President Trump tweeted on several occasions about one of the central issues of the case, that Mueller was never confirmed by the Senate.

The challenge was first heard by Hon. Beryl Howell, the Chief Judge of the U.S. District Court for the District of Columbia on July 18, 2018. On August 2, 2018, Howell ruled against Miller, meaning Mueller could enforce the subpoena. On August 10, 2018, Miller refused to answer any Grand Jury questions and was held in Contempt of Court by Howell.

On August 13, 2018, Kamenar appealed Howell’s decision to the U.S. Court of Appeals for the District of Columbia. Oral arguments took place on November 8, 2018 before a three-judge panel. The hearing, which lasted well over an hour, took place against the backdrop of the resignation of Attorney General Jeff Sessions. Presiding was Judge Karen Henderson appointed by George H.W. Bush. The other two panelists were Sri Srinivasan, appointed by Obama, and Judith W. Rogers, appointed by Clinton.

Kamenar focused on Mueller’s “free rein” and told the Court, “The special counsel does exercise extraordinary prosecutorial and governmental powers. He can bring indictments in multiple jurisdictions. He’s like a U.S. attorney at-large. He can indict without consulting the acting attorney general.”

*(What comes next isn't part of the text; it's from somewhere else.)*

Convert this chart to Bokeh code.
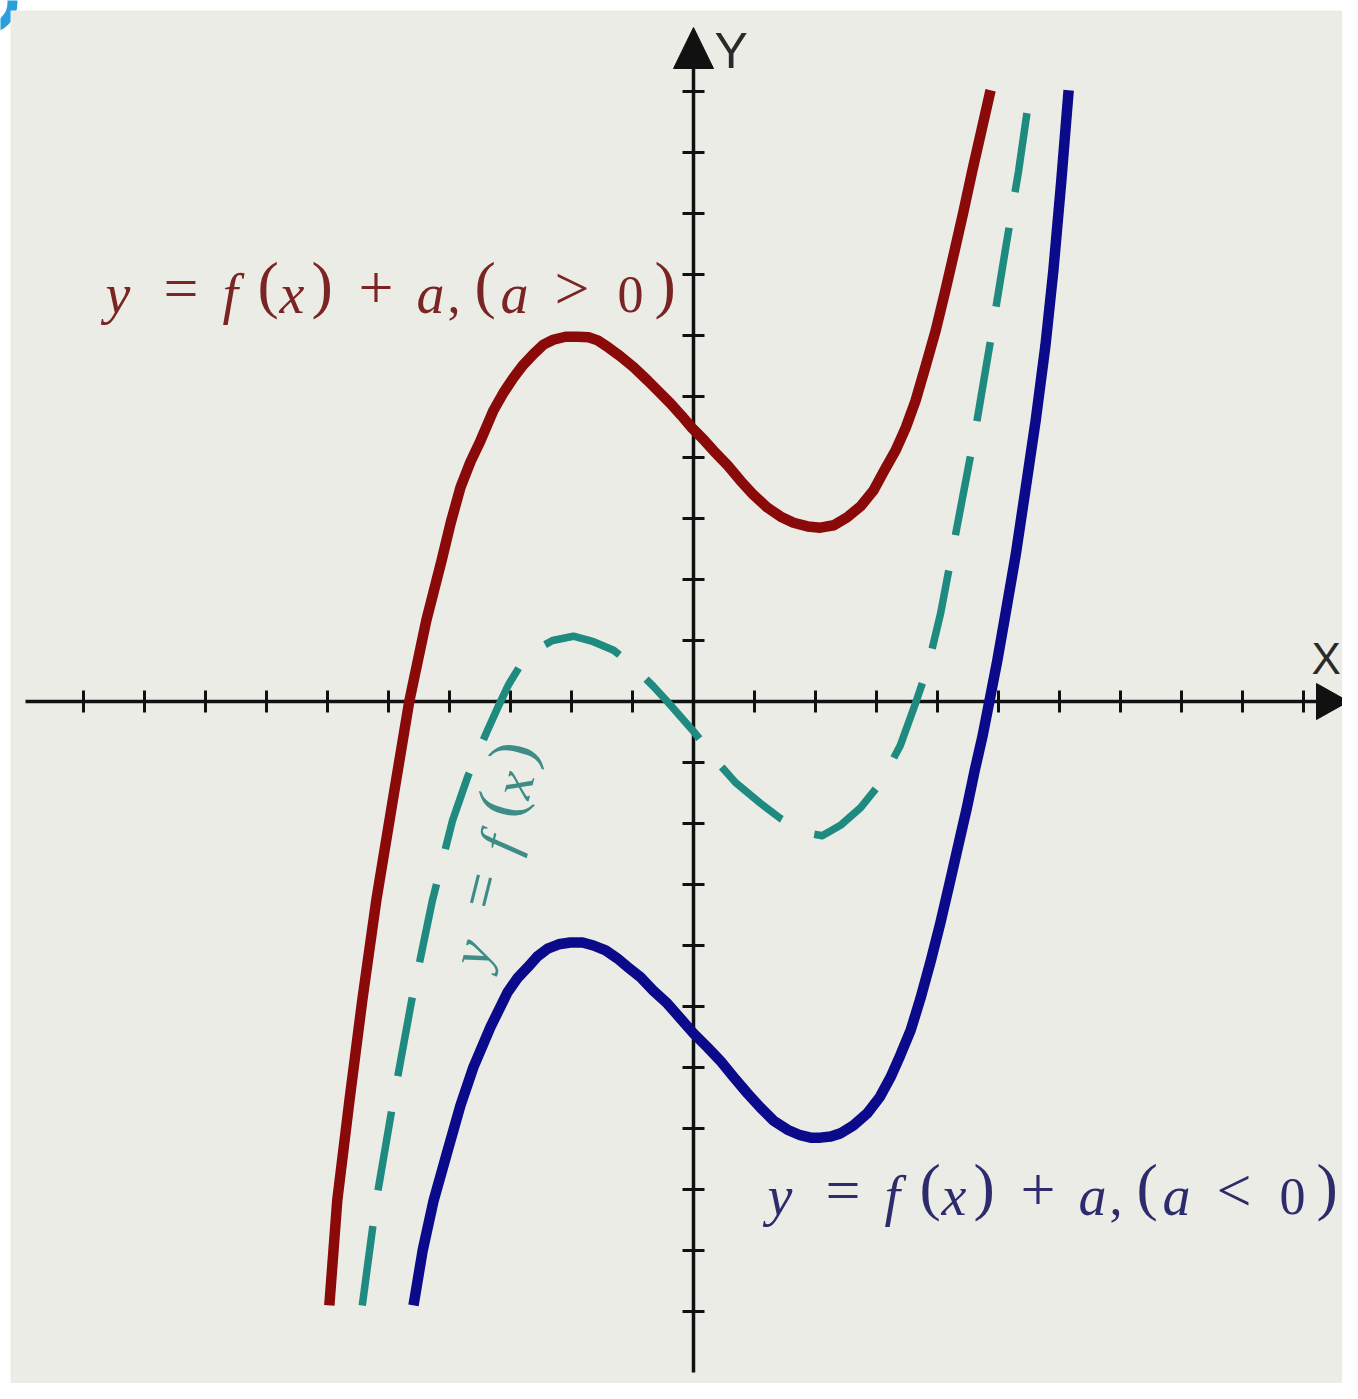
import math
from bokeh.plotting import figure
from bokeh.models import Range1d, ColumnDataSource
from bokeh.embed import file_html
from bokeh.resources import INLINE
from bokeh.core.properties import value

# ---------------- data (graph units) ----------------
x_ticks = [-10, -9, -8, -7, -6, -5, -4, -3, -2, -1, 1, 2, 3, 4, 5, 6, 7, 8, 9, 10]
y_ticks = [-10, -9, -8, -7, -6, -5, -4, -3, -2, -1, 1, 2, 3, 4, 5, 6, 7, 8, 9, 10]

# y = f(x) + a, a > 0  (red)
red_x = [-5.97, -5.84, -5.64, -5.43, -5.20, -4.93, -4.66, -4.38, -4.13, -3.98, -3.82,
         -3.66, -3.49, -3.28, -3.11, -2.95, -2.79, -2.62, -2.46, -2.30, -2.10, -1.90,
         -1.72, -1.57, -1.39, -1.20, -0.98, -0.75, -0.57, -0.38, -0.20, -0.02, 0.16,
         0.33, 0.56, 0.77, 0.98, 1.21, 1.43, 1.64, 1.87, 2.08, 2.30, 2.52, 2.74,
         2.95, 3.13, 3.31, 3.48, 3.64, 3.80, 3.97, 4.13, 4.28, 4.43, 4.57, 4.72, 4.87]
red_y = [-9.90, -8.18, -6.54, -4.90, -3.26, -1.62, 0.00, 1.33, 2.31, 2.93, 3.51,
         3.92, 4.28, 4.77, 5.07, 5.31, 5.52, 5.70, 5.85, 5.93, 5.98, 5.98,
         5.97, 5.92, 5.80, 5.66, 5.48, 5.26, 5.08, 4.89, 4.69, 4.48, 4.30,
         4.11, 3.87, 3.62, 3.39, 3.18, 3.03, 2.93, 2.87, 2.85, 2.89, 3.02, 3.20,
         3.46, 3.79, 4.11, 4.49, 4.93, 5.48, 6.08, 6.74, 7.39, 8.05, 8.70, 9.36, 10.02]

# y = f(x)  (teal, dashed)
teal_x = [-5.43, -5.20, -4.92, -4.62, -4.28, -3.95, -3.70, -3.54, -3.38, -3.20, -3.03,
          -2.84, -2.64, -2.31, -1.97, -1.64, -1.31, -1.08, -0.87, -0.66, -0.43, -0.21,
          0.00, 0.25, 0.46, 0.69, 1.10, 1.43, 1.84, 2.11, 2.41, 2.74, 3.07, 3.39,
          3.64, 3.84, 4.05, 4.34, 4.62, 4.87, 5.11, 5.33, 5.52]
teal_y = [-9.90, -8.18, -6.54, -4.90, -3.26, -1.95, -1.23, -0.85, -0.48, -0.08, 0.28,
          0.59, 0.82, 1.00, 1.07, 0.98, 0.84, 0.66, 0.46, 0.25, 0.00, -0.25,
          -0.49, -0.80, -1.07, -1.33, -1.67, -1.92, -2.15, -2.20, -2.03, -1.74, -1.33, -0.72,
          -0.03, 0.56, 1.44, 2.97, 4.44, 5.92, 7.39, 8.70, 10.02]

# y = f(x) + a, a < 0  (blue)
blue_x = [-4.59, -4.44, -4.26, -4.03, -3.82, -3.61, -3.33, -3.05, -2.89, -2.72, -2.56,
          -2.39, -2.21, -2.02, -1.82, -1.64, -1.44, -1.25, -1.07, -0.87, -0.66, -0.43,
          -0.21, 0.00, 0.23, 0.44, 0.66, 0.89, 1.10, 1.31, 1.54, 1.75, 1.92, 2.08,
          2.25, 2.41, 2.62, 2.85, 3.05, 3.23, 3.39, 3.56, 3.72, 3.89, 4.05, 4.21,
          4.34, 4.48, 4.61, 4.74, 4.85, 4.98, 5.11, 5.28, 5.44, 5.61, 5.77, 5.90,
          6.03, 6.15]
blue_y = [-9.90, -9.00, -8.18, -7.36, -6.62, -6.00, -5.34, -4.77, -4.54, -4.36, -4.18,
          -4.05, -3.98, -3.95, -3.95, -4.00, -4.08, -4.21, -4.36, -4.52, -4.74, -4.95,
          -5.20, -5.44, -5.67, -5.89, -6.16, -6.43, -6.66, -6.87, -7.02, -7.11, -7.15, -7.15,
          -7.13, -7.08, -6.95, -6.75, -6.49, -6.16, -5.80, -5.39, -4.87, -4.25, -3.62, -2.93,
          -2.36, -1.75, -1.13, -0.56, 0.00, 0.67, 1.41, 2.39, 3.46, 4.61, 5.84, 7.07,
          8.54, 10.02]

label_tokens = ["y", "=", "f", "(", "x", ")", "+", "a", ",", "(", "a", ">", "0", ")"]
label_tokens_neg = ["y", "=", "f", "(", "x", ")", "+", "a", ",", "(", "a", "<", "0", ")"]
teal_tokens = ["y", "=", "f", "(", "x", ")"]

# ---------------- layout helpers (reference pixel -> graph units) ----------------
X0, Y0, U = 693.0, 701.0, 61.0
def gx(X):
    return (X - X0) / U
def gy(Y):
    return (Y0 - Y) / U

W, H = 1342, 1383
p = figure(width=W, height=H, output_backend="svg", toolbar_location=None,
           x_range=Range1d(gx(0), gx(W)), y_range=Range1d(gy(H), gy(0)),
           x_axis_type=None, y_axis_type=None, min_border=0)
p.grid.visible = False
p.outline_line_color = None
p.background_fill_color = "white"
p.border_fill_color = "white"

# decoration in the top-left corner
p.scatter(x=[gx(-14)], y=[gy(2)], marker="circle", size=52, fill_color=None,
          line_color="#2A9FDF", line_width=10)

# grey panel
p.quad(left=gx(10), right=gx(1500), top=gy(10), bottom=gy(1500),
       fill_color="#ECECE6", line_color=None)

# axes
AX = "#111111"
p.line([gx(25), gx(1322)], [0, 0], line_width=3.5, line_color=AX)
p.line([0, 0], [gy(1372), gy(60)], line_width=3.5, line_color=AX)
th = 11 / U
p.segment(x0=x_ticks, y0=[-th] * len(x_ticks), x1=x_ticks, y1=[th] * len(x_ticks),
          line_width=3, line_color=AX)
p.segment(x0=[-th] * len(y_ticks), y0=y_ticks, x1=[th] * len(y_ticks), y1=y_ticks,
          line_width=3, line_color=AX)
p.patch([gx(1316), gx(1316), gx(1348)], [gy(683), gy(719), gy(701)],
        fill_color=AX, line_color=AX, line_width=1)
p.patch([gx(673), gx(713), gx(693)], [gy(68), gy(68), gy(27)],
        fill_color=AX, line_color=AX, line_width=1)

SANS_MID = 0.3465
p.text(x=[gx(714)], y=[gy(68 - SANS_MID * 50)], text=["Y"],
       text_font=value("Liberation Sans"), text_font_size="50px", text_color="#2a2a2a",
       text_baseline="middle", text_align="left")
p.text(x=[gx(1311)], y=[gy(673 - SANS_MID * 44)], text=["X"],
       text_font=value("Liberation Sans"), text_font_size="44px", text_color="#2a2a2a",
       text_baseline="middle", text_align="left")

# curves
p.line(teal_x, teal_y, line_width=7.5, line_color="#1F8A80", line_dash="80 36",
       line_join="round")
p.line(red_x, red_y, line_width=10.5, line_color="#8A0A0A", line_join="round")
p.line(blue_x, blue_y, line_width=10.5, line_color="#0A0A8A", line_join="round")

# ---------------- formula labels ----------------
offsets = [0, 58, 117, 152, 174, 206, 253, 311, 342, 369, 395, 449, 512, 549]
kinds = ["v", "o", "v", "p", "v", "p", "o", "v", "d", "p", "v", "o", "d", "p"]
KIND = {"v": ("italic", 56, 0), "d": ("normal", 52, 0),
        "o": ("normal", 62, 4), "p": ("normal", 64, 6)}
SERIF_MID = 0.3375

def place(tokens, X, B, ang_deg, color):
    t = math.radians(ang_deg)
    ux, uy = math.cos(t), -math.sin(t)
    vx, vy = -math.sin(t), -math.cos(t)
    for k, (style, size, shift) in KIND.items():
        xs, ys, ts = [], [], []
        for tok, d, kk in zip(tokens, offsets, kinds):
            if kk != k:
                continue
            up = shift + SERIF_MID * size
            sx = X + d * ux + up * vx
            sy = B + d * uy + up * vy
            xs.append(gx(sx)); ys.append(gy(sy)); ts.append(tok)
        if not ts:
            continue
        src = ColumnDataSource(dict(x=xs, y=ys, text=ts))
        p.text(x="x", y="y", text="text", source=src, angle=t,
               text_font=value("Liberation Serif"), text_font_style=style,
               text_font_size=f"{size}px", text_color=color, text_baseline="middle",
               text_align="left")

place(label_tokens, 105, 312, 0, "#7A2424")
place(label_tokens_neg, 767, 1214, 0, "#2C2C6C")
place(teal_tokens, 486, 969, 76, "#3F8C87")

open("out.html", "w").write(file_html(p, INLINE))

On February 26, 2019, the Court ruled against Miller, issuing an unexpectedly brief decision of only 16 pages after taking an unexpectedly long three months after the oral argument. On April 12, 2019 Kamenar filed a Motion for a rehearing before an en banc panel of all eleven judges of the Court. On April 29, 2019, the Court denied the request.

On May 6, 2019, Kamenar filed a Motion to stay the mandate against Miller, meaning that Miller would not have to testify until Kamenar could file an appeal with the Supreme Court. On May 21, the Appeals Court denied the Motion, and remanded the case to the District Court. Out of legal options to further forestall the subpoena, Miller agreed on May 29 to testify before the Mueller-convened grand jury, effectively ending the constitutional challenge. On May 31, Miller answered grand jury questions for two hours, and according to Kamenar, did not invoke his Fifth Amendment rights.

== Goldman Sachs DEI Criteria ==
On February 16, 2026, Goldman Sachs announced it would no longer use race, sexual orientation and other DEI factors when recruiting potential new directors. The decision was in response to a behind-the-scenes request from NLPC which owns a small stake in the bank.